The target resolution of the BirdFlow model in kilometers. If res is NULL (default) then a resolution that results in less than max_params parameters will be used, while also minimizing the resolution and limiting the number of significant digits.

hdf5

If TRUE (default) an hdf5 file will be exported.

overwrite

If TRUE (default) any pre-existing output files will be overwritten. If FALSE pre-existing files will result in an error.

crs

Coordinate reference system (CRS) to use. Defaults to the custom projection eBird has assigned to this species - see ebirdst::load_fac_map_parameters()). It will be interpreted by terra::crs() to generate a well known text representation of the CRS.

clip

A polygon or the path to a file containing a polygon. It must have a CRS and should either be a SpatVector() object or produce one when called with vect(clip)

max_params

The maximum number of fitted parameters that the BirdFlow model should contain. Ignored if res is not NULL. Otherwise a resolution will be chosen that yields this many fitted parameters.
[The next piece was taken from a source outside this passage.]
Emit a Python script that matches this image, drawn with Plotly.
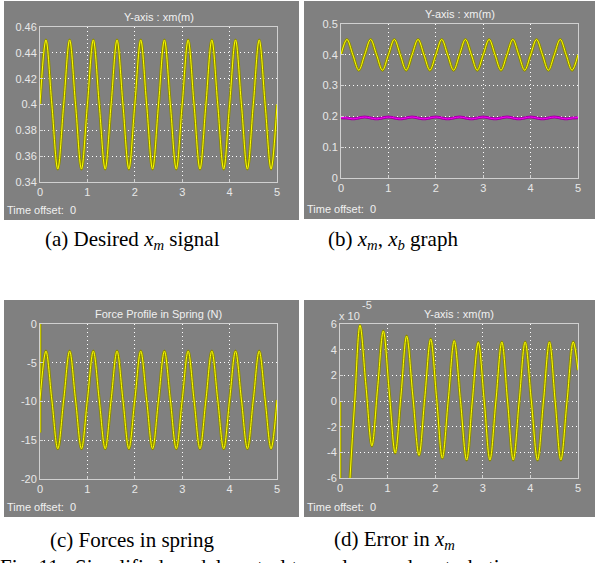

See gpu_ram for the default way of setting max_params and res. Note: the reduction in parameters resulting from truncation (see ...) is not factored into the calculation.

gpu_ram

Gigabytes of ram on GPU machine that will fit the models. If res is NULL and max_params is NULL this is used to estimate max_paramswhich is, in turn, used to determine the resolution. Ignored if either res or max_params is set.

skip_quality_checks

If TRUE than preprocess the species even if not all of four ranges are modeled (under ebirdst 2021 version year) or for 2022 and subsequent data versions if not all <season>_quality is higher than min_season_quality in ebirdst_runs).

min_season_quality

The minimum acceptable season quality when preprocessing eBird 2022 and subsequent versions. Used to check model quality using based on the four <season>_model_quality columns in ebirdst_runs ignored with 2021 ebirdst version year.

trim_quantile

With the default of NULL there is no outlier trimming, otherwise a single value between 0 and 1 to indicate the quantile to truncate at or a series of 52 such values corresponding with each week. Trimming outliers is always done week by week with the values above the trim_quantile quantile set to the value of that quantile. Reasonable non NULL values will be close to 1 e.g. 0.99, 0.995, 0.999. Set trim_quantile to eliminate high outliers that are believed to be model artifacts. See Issue #189 for detailed justification.

...

Arguments passed on to lookup_timestep_sequence

season

a season name, season alias, or "all". See lookup_season_timesteps() for options.

start

The starting point in time specified as a timestep, character date, or date object.

end

The ending point in time as a date or timestep.

direction

Either "forward" or "backward" defaults to "forward" if not processing dates. If using date input direction is optional and is only used to verify the direction implicit in the dates.

season_buffer

Only used with season input. season_buffer is passed to lookup_season_timesteps() and defaults to 1; it is the number of timesteps to extend the season by at each end.

n_steps

Alternative to end The end will be n_steps away from start in direction; and the resulting sequence will have n_step transitions and n_steps + 1 timesteps.

Value

Returns a BirdFlow model object that lacks marginals, but is otherwise complete. It is suitable for fitting with BirdFlowPy.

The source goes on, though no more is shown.